### What to work on
Find every line below that contains the word "this" and copy it out.

### Source material
+ + + + + + +
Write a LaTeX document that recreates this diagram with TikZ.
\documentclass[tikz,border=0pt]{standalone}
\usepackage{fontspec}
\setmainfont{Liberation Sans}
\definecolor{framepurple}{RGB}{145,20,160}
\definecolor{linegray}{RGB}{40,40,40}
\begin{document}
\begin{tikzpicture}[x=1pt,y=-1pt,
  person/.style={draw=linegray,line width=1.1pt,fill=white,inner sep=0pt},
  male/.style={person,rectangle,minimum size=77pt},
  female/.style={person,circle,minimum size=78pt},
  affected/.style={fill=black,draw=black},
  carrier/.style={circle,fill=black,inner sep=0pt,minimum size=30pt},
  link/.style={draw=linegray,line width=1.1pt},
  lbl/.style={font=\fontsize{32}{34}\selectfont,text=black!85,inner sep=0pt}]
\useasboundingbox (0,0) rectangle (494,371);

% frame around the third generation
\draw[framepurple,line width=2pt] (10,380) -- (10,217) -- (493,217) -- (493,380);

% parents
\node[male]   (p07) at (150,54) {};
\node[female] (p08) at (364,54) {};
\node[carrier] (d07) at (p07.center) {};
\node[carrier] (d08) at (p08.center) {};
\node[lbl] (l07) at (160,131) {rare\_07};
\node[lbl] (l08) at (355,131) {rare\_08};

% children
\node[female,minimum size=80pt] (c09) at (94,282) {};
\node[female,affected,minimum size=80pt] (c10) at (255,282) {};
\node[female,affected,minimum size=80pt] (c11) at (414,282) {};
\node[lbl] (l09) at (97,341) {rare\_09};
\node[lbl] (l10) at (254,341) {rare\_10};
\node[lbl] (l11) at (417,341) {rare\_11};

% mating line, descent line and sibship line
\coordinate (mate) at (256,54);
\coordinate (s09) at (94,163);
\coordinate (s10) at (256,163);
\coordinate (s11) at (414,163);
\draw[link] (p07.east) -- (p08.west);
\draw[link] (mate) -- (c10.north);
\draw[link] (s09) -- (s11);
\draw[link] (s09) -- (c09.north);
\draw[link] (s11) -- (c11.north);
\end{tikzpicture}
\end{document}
+ + + + + + +
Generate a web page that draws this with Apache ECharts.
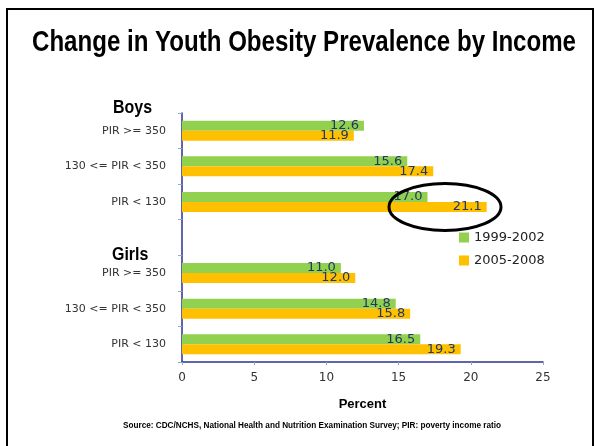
+ + + + + + +
### The completed task
Write a LaTeX document that recreates this diagram with TikZ.
Generate a web page that draws this with Apache ECharts.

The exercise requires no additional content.